Note: The text first appeared in the September 2019 issue of VIEW magazine. He reappears here to mark the 5th anniversary of Greta Thunberg’s school strike.

It was pretty uncomfortable. And tight of course. Also because she had taken so much with her: a doll’s house, teddy bears, even a tricycle. But at least she didn’t get bored that way – back then, many years ago, in the back seat of her parents’ Volvo.

If you want to understand where Greta Thunberg gets her incredible strength from, her ability to ignore everything that doesn’t matter and not to be nervous even in the presence of the most famous people, you can’t avoid going on a journey back in time.

Greta Tintin Eleonora – just the name that the Stockholm artist couple Malena Ernman and Svante Thunberg gave their newborn daughter on January 3, 2003 sounds like the heroine of an Astrid Lindgren novel.

Exciting years follow: Mother Malena’s career as an opera singer picks up speed. Father Svante therefore gives up his job as an actor. Greta and he can accompany Malena to her engagements in Salzburg, Paris or Berlin in the family Volvo. When Greta’s sister Beata was born in 2006, family happiness seemed perfect. But it won’t stay that way for long.

When Greta starts school, the time of traveling together ends. Even worse: the very quiet girl is bullied, cries a lot and isolates herself at home.
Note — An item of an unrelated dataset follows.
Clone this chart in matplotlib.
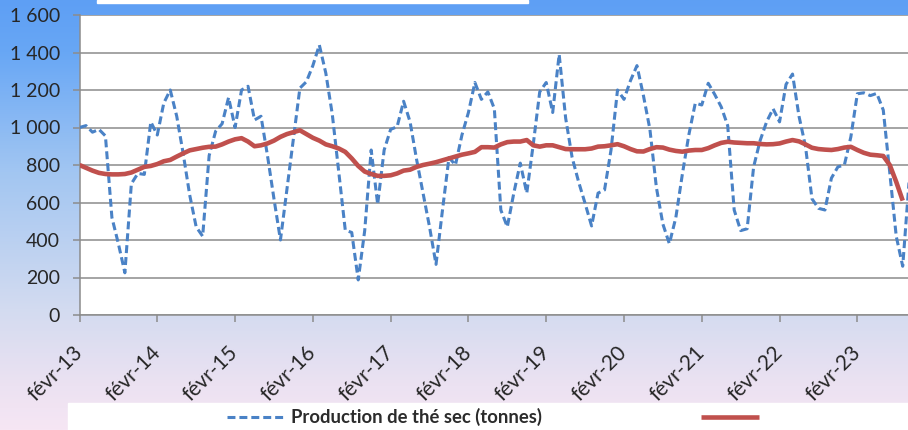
import numpy as np
import matplotlib.pyplot as plt
from matplotlib.colors import LinearSegmentedColormap
from matplotlib.patches import Rectangle

# Production mensuelle de thé sec (tonnes), de févr-13 à oct-23
production = [1000, 1010, 975, 990, 955, 520, 380, 225, 700, 755, 750, 1030,
              960, 1130, 1200, 1060, 860, 640, 470, 420, 850, 980, 1020, 1160,
              1000, 1200, 1220, 1040, 1060, 850, 620, 400, 670, 940, 1210, 1244,
              1330, 1440, 1290, 1070, 760, 453, 440, 187, 450, 880, 590, 880,
              990, 1004, 1140, 1030, 830, 650, 470, 270, 560, 840, 800, 960,
              1080, 1240, 1150, 1190, 1100, 560, 470, 650, 810, 650, 910, 1190,
              1240, 1080, 1390, 1050, 840, 710, 595, 475, 650, 667, 880, 1200,
              1150, 1250, 1330, 1170, 990, 680, 485, 380, 520, 750, 960, 1130,
              1120, 1236, 1176, 1110, 1010, 560, 450, 460, 790, 930, 1030, 1100,
              1030, 1230, 1285, 1060, 900, 620, 569, 560, 730, 790, 800, 950,
              1180, 1185, 1170, 1182, 1093, 760, 420, 260, 720]

# Tendance (courbe rouge), de févr-13 à sept-23
tendance = [800, 785, 770, 758, 752, 750, 750, 752, 760, 775, 790, 795,
            805, 820, 827, 845, 862, 878, 885, 892, 897, 898, 910, 925,
            937, 943, 925, 900, 905, 915, 930, 950, 965, 975, 985, 965,
            945, 930, 910, 900, 888, 870, 835, 795, 765, 752, 742, 742,
            745, 755, 770, 775, 790, 800, 807, 815, 825, 835, 845, 855,
            862, 870, 895, 895, 893, 910, 922, 925, 925, 933, 905, 898,
            905, 905, 895, 885, 884, 884, 884, 888, 898, 900, 905, 911,
            900, 885, 873, 872, 885, 895, 893, 882, 875, 871, 877, 880,
            880, 890, 905, 918, 924, 920, 918, 916, 916, 912, 910, 911,
            915, 925, 933, 926, 910, 892, 885, 882, 880, 885, 893, 897,
            880, 865, 855, 852, 848, 800, 710, 610]

x_labels = ['févr-13', 'févr-14', 'févr-15', 'févr-16', 'févr-17', 'févr-18',
            'févr-19', 'févr-20', 'févr-21', 'févr-22', 'févr-23']
y_ticks = [0, 200, 400, 600, 800, 1000, 1200, 1400, 1600]
y_labels = ['0', '200', '400', '600', '800', '1 000', '1 200', '1 400', '1 600']
legend_label = 'Production de thé sec (tonnes)'

plt.rcParams['font.family'] = ['Lato', 'DejaVu Sans']

W, H = 908, 430
fig = plt.figure(figsize=(W / 100, H / 100), dpi=100)

# fond en dégradé bleu -> rose
bg = fig.add_axes([0, 0, 1, 1], zorder=-10)
cmap_bg = LinearSegmentedColormap.from_list(
    'bg', [(0, '#5e9ff4'), (0.12, '#68a7f5'), (0.4, '#a2c6f2'),
           (0.72, '#d3dbf0'), (0.9, '#ece2f2'), (1, '#f6e6f4')])
grad = np.linspace(0, 1, 256).reshape(-1, 1)
bg.imshow(grad, aspect='auto', cmap=cmap_bg, extent=[0, 1, 0, 1])
bg.set_axis_off()

# cadres blancs (titre en haut, légende en bas)
fig.patches.append(Rectangle((97 / W, 1 - 3 / H), (528 - 97) / W, 3 / H,
                             transform=fig.transFigure, color='white', zorder=-5))
fig.patches.append(Rectangle((68 / W, 0), 1 - 68 / W, 27 / H,
                             transform=fig.transFigure, color='white', zorder=-5))

ax = fig.add_axes([79.5 / W, 1 - 315 / H, 1 - 79.5 / W, 300 / H])
x = np.arange(len(production))
ax.plot(x, production, color='#4a82c6', lw=2.2, dashes=(2.6, 1.3),
        label=legend_label, zorder=3)
ax.plot(x[:len(tendance)], tendance, color='#c0504d', lw=3.3, label=' ',
        zorder=4, solid_capstyle='butt')

ax.set_ylim(0, 1600)
ax.set_xlim(0, (W - 79.5) / 6.482)
ax.set_yticks(y_ticks)
ax.set_yticklabels(y_labels)
ax.set_xticks(np.arange(len(x_labels)) * 12)
ax.set_xticklabels(x_labels, rotation=45, ha='right', va='center',
                   rotation_mode='anchor')

ax.grid(axis='y', color='#8c8c8c', lw=1.1)
ax.set_axisbelow(True)
for s in ['top', 'right']:
    ax.spines[s].set_visible(False)
for s in ['left', 'bottom']:
    ax.spines[s].set_color('#8c8c8c')
    ax.spines[s].set_linewidth(1.1)
ax.tick_params(axis='y', length=5, width=1.1, color='#8c8c8c', pad=9,
               labelsize=14, labelcolor='#262626')
ax.tick_params(axis='x', length=5, width=1.1, color='#8c8c8c', pad=20,
               labelsize=15, labelcolor='#262626')

leg = fig.legend(loc='center left', bbox_to_anchor=(227 / W, 1 - 417 / H),
                 ncol=2, frameon=False, borderpad=0, borderaxespad=0,
                 handlelength=3.15, handletextpad=0.33, columnspacing=8.6,
                 prop={'weight': 'bold', 'size': 13.3})
for t in leg.get_texts():
    t.set_color('#2b2b2b')

fig.savefig('out.png', dpi=100)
Only Moses, the family’s golden retriever, can get close to her.

Greta stops eating and loses weight dramatically. The girl, doctors say, suffers from Asperger’s, a form of autism often associated with high intelligence and the ability to focus extremely. But also because those affected find it difficult to make social contacts or understand the feelings of other people.

Mother Malena gives up her job as an opera singer in order to be able to take better care of her daughter – and to support her. Because Greta has come across a topic that scares her: climate change. A topic that runs in the family. One of Greta’s father’s ancestors, the Swedish Nobel Prize winner Svante Arrhenius, discovered the connection between increasing CO2 emissions and global warming in 1895.

In May 2018, Greta Thunberg won an environmental protection writing competition, on August 20th she dared to take the big step into the public eye. Greta sits down in front of the Swedish parliament all alone with her self-painted sign “Skolstrejk för klimatet” (“School strike for the climate”). The rest is history.

The worldwide “Fridays For Future” movement grows within months from the action of one individual; the girl with the two braids becomes the figurehead of the global fight against climate change – and that has a lot to do with what made life difficult for Greta Thunberg years ago.

People feel that precisely because this girl lives in her own world, she is protected from the temptations of fame. Even if she wins the Nobel Peace Prize now, Greta Thunberg will never be like U2 singer Bono, who likes to claim to want to save the world but hides his many millions in tax havens.

Ego, fame, wealth are terms that play no role in Greta’s world. The only thing that matters is what is at stake. And it’s worth fighting for.